Small retail shops are unusually vulnerable to security breaches and shrinkage. Retail businesses are always a target for theft, but independent retailers may not have as much capital to invest in security. The good news? You don’t need to spend a fortune to secure your business. Here are five quick steps you can take to beef up your security today.
- Get a Bell: It’s simple, but effective. Installing a bell over your front door is an easy way to know when someone has entered the store. Whether you opt for an old-school brass hanging bell or a slightly pricier digital chime, it must be audible everywhere — especially anyplace you might go for a quick break where the front door isn’t visible.
- Install a Mirror: A basic security mirror can be an easy and effective deterrent to shoplifting. Properly placed to eliminate blind spots from your perch behind the register, a security mirror can be either flat or convex to widen your visual range. Try placing these high up in the corners of your store.
- Think About Merchandise Placement: Expensive items that are small or easily hidden tend to attract the most shoplifting attempts. Wise retailers will place such items close to the register on short, visible display tables, where they can be actively monitored by one or more employees at all times.
- Improve Store Lighting and Layout: Shoplifters tend to gravitate to a store’s cluttered, low-traffic areas — like between closely situated racks of items or in hard-to-see corners.

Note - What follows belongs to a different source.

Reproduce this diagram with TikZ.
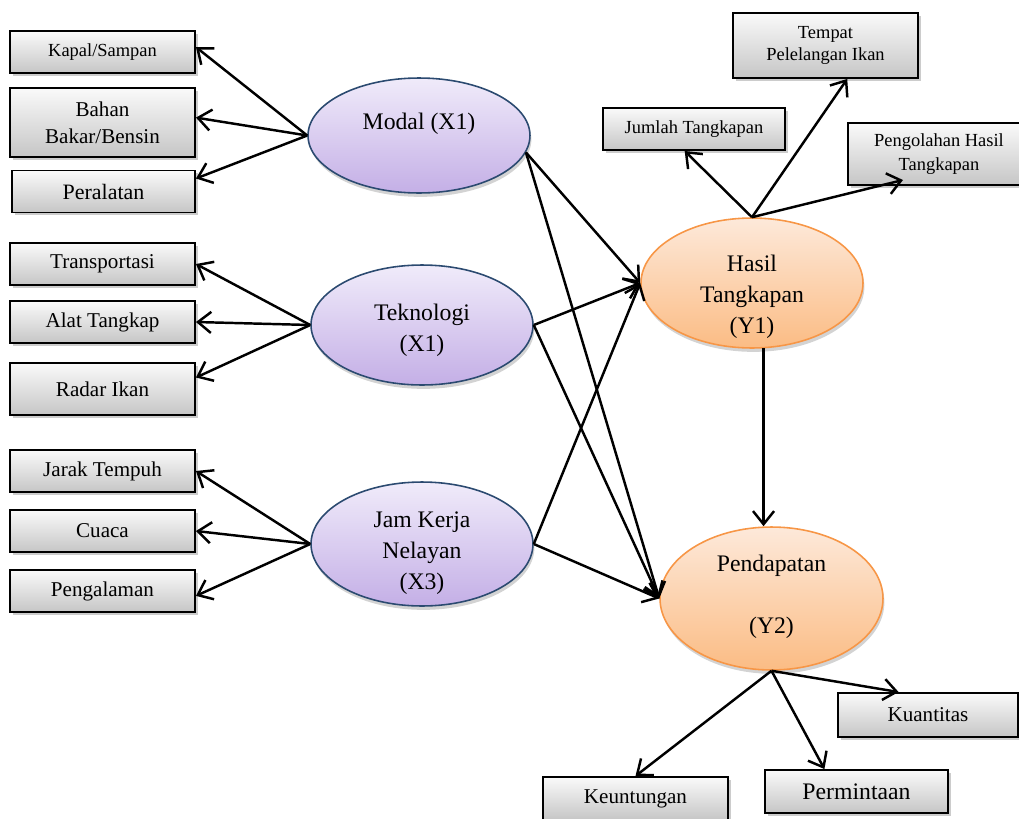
\documentclass[tikz,border=0pt]{standalone}
\usepackage{fontspec}
\setmainfont{Liberation Serif}
\usetikzlibrary{arrows.meta,shapes.geometric,shadows}
\definecolor{ungumuda}{HTML}{F0EBFA}
\definecolor{ungutua}{HTML}{C4AFE6}
\definecolor{garisungu}{HTML}{2B4A70}
\definecolor{oranyemuda}{HTML}{FDE9DA}
\definecolor{oranyetua}{HTML}{FBBC84}
\definecolor{garisoranye}{HTML}{F79646}

\begin{document}
\begin{tikzpicture}[x=0.02cm, y=-0.02cm,
  indikator/.style={draw, line width=1.1pt, top color=gray!4, bottom color=gray!45,
    drop shadow={shadow xshift=1.6pt, shadow yshift=-1.6pt, opacity=0.4},
    align=center, inner sep=1pt, minimum width=3.7cm, minimum height=0.84cm,
    font={\fontsize{12}{15.5}\selectfont}},
  kecil/.style={font={\fontsize{10.5}{13}\selectfont}},
  laten/.style={ellipse, draw=garisungu, line width=0.9pt, top color=ungumuda, bottom color=ungutua,
    drop shadow={shadow xshift=0.8pt, shadow yshift=-2.2pt, opacity=0.35},
    inner sep=0pt, minimum width=4.44cm},
  endogen/.style={laten, draw=garisoranye, top color=oranyemuda, bottom color=oranyetua},
  teks/.style={align=center, inner sep=0pt, font={\fontsize{13.5}{17.5}\selectfont}},
  panah/.style={line width=1.4pt, -{Straight Barb[length=7.5pt,width=12pt]}}]
  \useasboundingbox (0,0) rectangle (1019,819);

  % indikator variabel X
  \node[indikator, kecil] (kapal) at (102.5,52) {Kapal/Sampan};
  \node[indikator, minimum height=1.38cm] (bahan) at (102.5,122.5) {Bahan\\Bakar/Bensin};
  \node[indikator, minimum width=3.66cm, font={\fontsize{12.5}{15}\selectfont}] (peral) at (103.5,191.5) {Peralatan};
  \node[indikator] (trans) at (102.5,264) {Transportasi};
  \node[indikator] (alat) at (102.5,322) {Alat Tangkap};
  \node[indikator, minimum height=1.04cm] (radar) at (102.5,389) {Radar Ikan};
  \node[indikator] (jarak) at (102.5,471) {Jarak Tempuh};
  \node[indikator] (cuaca) at (102.5,531) {Cuaca};
  \node[indikator] (pengal) at (102.5,591) {Pengalaman};

  % indikator variabel Y
  \node[indikator, kecil, minimum height=1.3cm] (tempat) at (825.5,45.5) {Tempat\\Pelelangan Ikan};
  \node[indikator, kecil, minimum width=3.64cm] (jumlah) at (694,129) {Jumlah Tangkapan};
  \node[indikator, kecil, minimum width=3.64cm, minimum height=1.24cm] (olah) at (939,154) {Pengolahan Hasil\\[1pt]Tangkapan};
  \node[indikator, minimum width=3.6cm, minimum height=0.88cm] (kuan) at (928,715) {Kuantitas};
  \node[indikator, minimum width=3.66cm, minimum height=0.86cm, font={\fontsize{13.5}{16}\selectfont}] (perm) at (856.5,791.5) {Permintaan};
  \node[indikator, minimum height=0.86cm] (keun) at (635.5,798.5) {Keuntungan};

  % variabel laten
  \node[laten, minimum height=2.3cm] (modal) at (419,135.5) {};
  \node[laten, minimum height=2.4cm] (tekno) at (422,325) {};
  \node[laten, minimum height=2.48cm] (jam) at (422,544) {};
  \node[endogen, minimum height=2.6cm] (hasil) at (752,283) {};
  \node[endogen, minimum height=2.86cm, minimum width=4.46cm] (pend) at (771.5,598.5) {};

  \node[teks] (modaltxt) at (419,124) {Modal (X1)};
  \node[teks] (teknotxt) at (422,330) {Teknologi\\(X1)};
  \node[teks] (jamtxt) at (422,553) {Jam Kerja\\Nelayan\\(X3)};
  \node[teks] (hasiltxt) at (752,297) {Hasil\\Tangkapan\\(Y1)};
  \node[teks] (pendtxt) at (771.5,597) {Pendapatan\\[17.5pt](Y2)};

  \coordinate (olahtip) at (903,180);

  % panah ke indikator X
  \draw[panah] (modal.west) -- (kapal.3);
  \draw[panah] (modal.west) -- (bahan.3);
  \draw[panah] (modal.west) -- (peral.8);
  \draw[panah] (tekno.west) -- (trans.east);
  \draw[panah] (tekno.west) -- (alat.east);
  \draw[panah] (tekno.west) -- (radar.7);
  \draw[panah] (jam.west) -- (jarak.east);
  \draw[panah] (jam.west) -- (cuaca.east);
  \draw[panah] (jam.west) -- (pengal.-3);

  % jalur X ke Y
  \draw[panah] (modal.-9) -- (hasil.west);
  \draw[panah] (modal.-9) -- (pend.west);
  \draw[panah] (tekno.east) -- (hasil.west);
  \draw[panah] (tekno.east) -- (pend.west);
  \draw[panah] (jam.east) -- (hasil.west);
  \draw[panah] (jam.east) -- (pend.west);
  \draw[panah] (hasil.-80) -- (hasil.-80 |- pend.north);

  % panah ke indikator Y
  \draw[panah] (hasil.north) -- (jumlah.-113);
  \draw[panah] (hasil.north) -- (tempat.-57);
  \draw[panah] (hasil.north) -- (olahtip);
  \draw[panah] (pend.south) -- (keun.north);
  \draw[panah] (pend.south) -- (perm.145);
  \draw[panah] (pend.south) -- (kuan.142);
\end{tikzpicture}
\end{document}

Keep store aisles uncluttered and at least 36 inches wide to help prevent expert shoplifters from doing their work. Consider adding bright and inexpensive fluorescent lighting to remove any shadows that might attract a criminal element in these spaces.
- Educate Your Staff: It may come as a surprise, but there’s no greater security liability to any retail small business than its employees. At worst, your employees may be the perpetrators of crime or fraud, while others may inadvertently open security holes for shoplifters to leap through. Carefully train your employees to browse the store when customer traffic is high.
"We do employee training around security," says Raj Patel, owner of Sarah’s Market in Cambridge, MA. "I tell them if they see someone just wandering up and down aisles to go up and ask them if they need help and to watch out for groups — they’ll often work as a team, where one will come up and ask some silly questions while the others take stuff." Make sure your employees understand security protocols and how to enforce them when a crime occurs.
Small business security gets easier once you establish some best practices. By taking these steps, you can start diminishing your risk of theft.